1 octobre 2021

Anachorisme


On connaît l’anachronisme, ce détail incohérent situé à une époque historique où il ne devrait pas être. Mais il n’y a pas de mot ou presque pour désigner son pendant géographique : l’incongruité spatiale, la chose qui pour le dire simplement, n'a rien à faire ici ! 

Il y a pourtant “anachorisme”, du grec khora qui signifie endroit ou espace. Le mot n'existe pas vraiment bien qu’on en trouve l’occurrence dans un ouvrage publié en 1987 : La notion d’anachorisme en géographie. Une fleur qui pousse sous un climat qui n’est pas le sien est un anachorisme, comme le serait un panda au Sénégal. Des sushis à la carte d’un menu chinois, un Jeff Koons trônant au milieu de la Galerie des glaces... sont des anachorismes, de type culturel ou civilisationnel, ceux-là. 

Le meilleur exemple pour saisir la notion d’anachorisme culturel est le cas Johnny Hallyday. Chanteur français issu de la vague “yé-yé” (mouvement anachorique par excellence), Johnny Hallyday alias Jean-Philippe Smet aura passé une existence entière en déphasage total avec sa géographie naturelle. Sa vie, son œuvre, son pseudonyme, sa passion pour les motos Harley ou les carrosseries aux portières peintes de flammes orange, son goût pour les débardeurs noirs imprimés de coyotes hurlant à la lune... Tout en lui relevait de l’anomalie géo-culturelle. Johnny en tant que phénomène, n’avait aucune raison de se produire là où il s’est produit et toutes les raisons de se produire ailleurs. 

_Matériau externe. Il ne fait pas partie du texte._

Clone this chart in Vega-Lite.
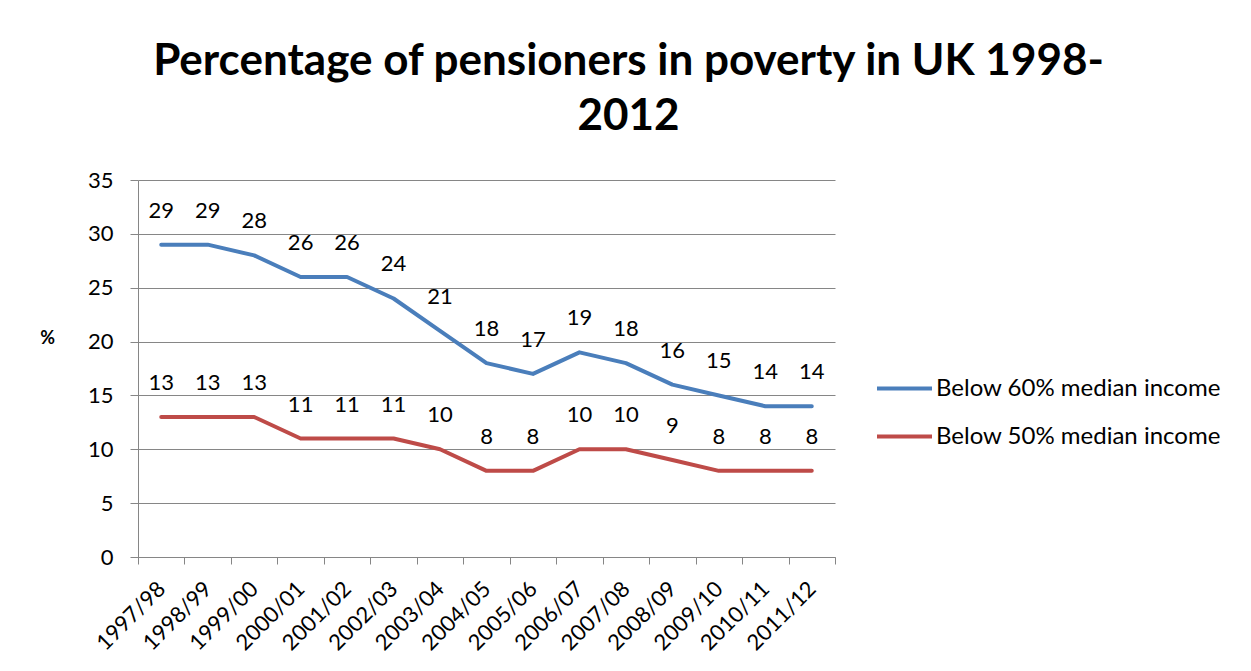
{
  "$schema": "https://vega.github.io/schema/vega-lite/v6.json",
  "autosize": {"type": "none"},
  "padding": {"left": 138, "top": 180, "right": 416, "bottom": 114},
  "width": 697,
  "height": 377,
  "background": "white",
  "config": {
    "view": {"stroke": null},
    "font": "Lato",
    "axis": {
      "labelFont": "Lato",
      "labelFontSize": 22,
      "labelColor": "black",
      "domainColor": "#868686",
      "tickColor": "#868686",
      "gridColor": "#868686",
      "domainWidth": 1,
      "tickWidth": 1
    }
  },
  "title": {
    "text": ["Percentage of pensioners in poverty in UK 1998-", "2012"],
    "font": "Lato",
    "fontWeight": "bold",
    "fontSize": 44,
    "lineHeight": 55,
    "color": "black",
    "anchor": "middle",
    "dx": 142,
    "offset": 30
  },
  "data": {
    "values": [
      {"period": "1997/98", "series": "Below 60% median income", "value": 29},
      {"period": "1998/99", "series": "Below 60% median income", "value": 29},
      {"period": "1999/00", "series": "Below 60% median income", "value": 28},
      {"period": "2000/01", "series": "Below 60% median income", "value": 26},
      {"period": "2001/02", "series": "Below 60% median income", "value": 26},
      {"period": "2002/03", "series": "Below 60% median income", "value": 24},
      {"period": "2003/04", "series": "Below 60% median income", "value": 21},
      {"period": "2004/05", "series": "Below 60% median income", "value": 18},
      {"period": "2005/06", "series": "Below 60% median income", "value": 17},
      {"period": "2006/07", "series": "Below 60% median income", "value": 19},
      {"period": "2007/08", "series": "Below 60% median income", "value": 18},
      {"period": "2008/09", "series": "Below 60% median income", "value": 16},
      {"period": "2009/10", "series": "Below 60% median income", "value": 15},
      {"period": "2010/11", "series": "Below 60% median income", "value": 14},
      {"period": "2011/12", "series": "Below 60% median income", "value": 14},
      {"period": "1997/98", "series": "Below 50% median income", "value": 13},
      {"period": "1998/99", "series": "Below 50% median income", "value": 13},
      {"period": "1999/00", "series": "Below 50% median income", "value": 13},
      {"period": "2000/01", "series": "Below 50% median income", "value": 11},
      {"period": "2001/02", "series": "Below 50% median income", "value": 11},
      {"period": "2002/03", "series": "Below 50% median income", "value": 11},
      {"period": "2003/04", "series": "Below 50% median income", "value": 10},
      {"period": "2004/05", "series": "Below 50% median income", "value": 8},
      {"period": "2005/06", "series": "Below 50% median income", "value": 8},
      {"period": "2006/07", "series": "Below 50% median income", "value": 10},
      {"period": "2007/08", "series": "Below 50% median income", "value": 10},
      {"period": "2008/09", "series": "Below 50% median income", "value": 9},
      {"period": "2009/10", "series": "Below 50% median income", "value": 8},
      {"period": "2010/11", "series": "Below 50% median income", "value": 8},
      {"period": "2011/12", "series": "Below 50% median income", "value": 8}
    ]
  },
  "encoding": {
    "x": {
      "field": "period",
      "type": "ordinal",
      "scale": {"paddingInner": 0, "paddingOuter": 0},
      "axis": {
        "title": null,
        "labelAngle": -45,
        "labelAlign": "right",
        "labelBaseline": "middle",
        "labelPadding": 21,
        "tickBand": "extent",
        "tickSize": 7,
        "grid": false
      }
    },
    "y": {
      "field": "value",
      "type": "quantitative",
      "scale": {"domain": [0, 35], "nice": false},
      "axis": {
        "values": [0, 5, 10, 15, 20, 25, 30, 35],
        "tickSize": 8,
        "labelPadding": 17,
        "grid": true,
        "title": "%",
        "titleAngle": 0,
        "titleFont": "Lato",
        "titleFontWeight": "bold",
        "titleFontSize": 18,
        "titleColor": "black",
        "titleX": -91,
        "titleY": 158,
        "titleAlign": "center",
        "titleBaseline": "middle"
      }
    },
    "color": {
      "field": "series",
      "type": "nominal",
      "sort": ["Below 60% median income", "Below 50% median income"],
      "scale": {
        "domain": ["Below 60% median income", "Below 50% median income"],
        "range": ["#4A7EBB", "#BE4B48"]
      },
      "legend": {
        "title": null,
        "orient": "none",
        "legendX": 737,
        "legendY": 179,
        "symbolType": "stroke",
        "symbolSize": 3025,
        "symbolStrokeWidth": 4,
        "labelFont": "Lato",
        "labelFontSize": 24,
        "labelColor": "black",
        "labelLimit": 0,
        "labelOffset": 2,
        "rowPadding": 6
      }
    }
  },
  "layer": [
    {
      "mark": {"type": "line", "strokeWidth": 4, "strokeCap": "round", "strokeJoin": "round"}
    },
    {
      "mark": {"type": "text", "dy": -34, "fontSize": 22, "font": "Lato", "color": "black"},
      "encoding": {
        "text": {"field": "value", "type": "quantitative"},
        "color": {"value": "black"}
      }
    }
  ]
}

Si l’exemple est probant, c’est aussi par sa synchronicité parfaite avec la phase historique qui a diffusé la première les anachorismes culturels. À savoir le plan Marshall ou l'investissement massif des Etats-Unis après 1945 pour la domination culturelle de l’Europe occidentale. Comme les chewing-gums et les cigarettes Lucky Strike, Johnny est un produit d’import, un effet secondaire du soft power américain débarqué sur notre sol pour équiper les foyers français, à la suite des GI, des frigidaires et des machines à laver. Si fantaisiste qu’il paraisse, l’anachorisme culturel n’est jamais gratuit ni spontané.